Cops almost never fall for stories like that. So if I were a character in an ’80s horror flick and managed to outlive the psycho killer and make it to the end credits, I’d turn to my surviving friends and say “The Bad Man is gone, but we’re still in a world of hurt.”

Which, coincidentally, is exactly how I feel when contemplating the upcoming inauguration of President-elect Barack Obama. Granted, I expect he’ll do a much better job than his predecessor. Of course, I’d say the same thing if America elected a Magic 8 Ball with half its fluid leaked out.

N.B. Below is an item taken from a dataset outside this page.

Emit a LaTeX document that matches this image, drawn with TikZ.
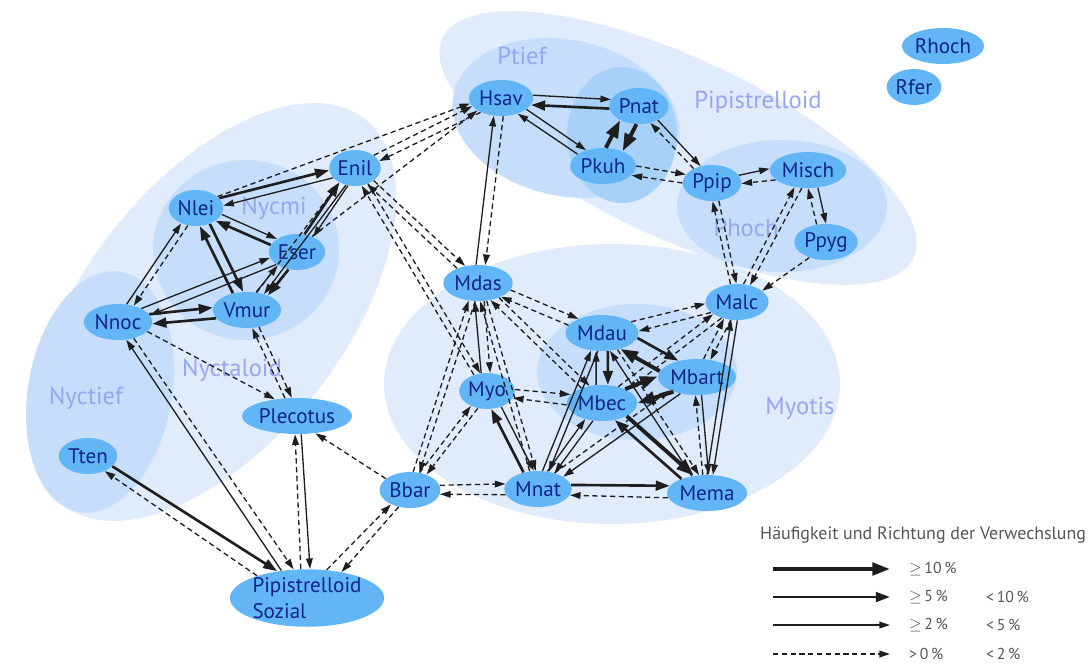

“Look here, Mr. President, another wad of Congressional legislation just plopped onto your desk. Do you want to sign it into law?” [Shake clunk shake clunk shake clunk] “‘Ask again later.’ Ah, you want to give it some thought, do you? That’s an encouraging sign. Especially considering all the troubles our country faces.”

But they’re not the sort of troubles you can relate to in an ’80s slasher movie. Contemporary American problems hearken back to the 1970s, the decade in which our country had to admit failure in a foreign war while our domestic economy and international prestige levels went straight to hell, followed closely by horror-movie writers in search of inspiration.

That’s why ’70s characters had it worse than their ’80s counterparts. “All right, I made it to the end of the script, but I still live in a world where the devil regularly possesses little girls or takes over a suburban home or knocks up a housewife with the Antichrist. And there’s earthquakes and sharks and ships that tip over, too.”

Problems such as these won’t vanish just because you get rid of one man. Neither will the problems facing America today.

Then again, the first time Americans faced ’70s-style problems, we were also cursed with ’70s-style presidents. Maybe this time we’ll get lucky.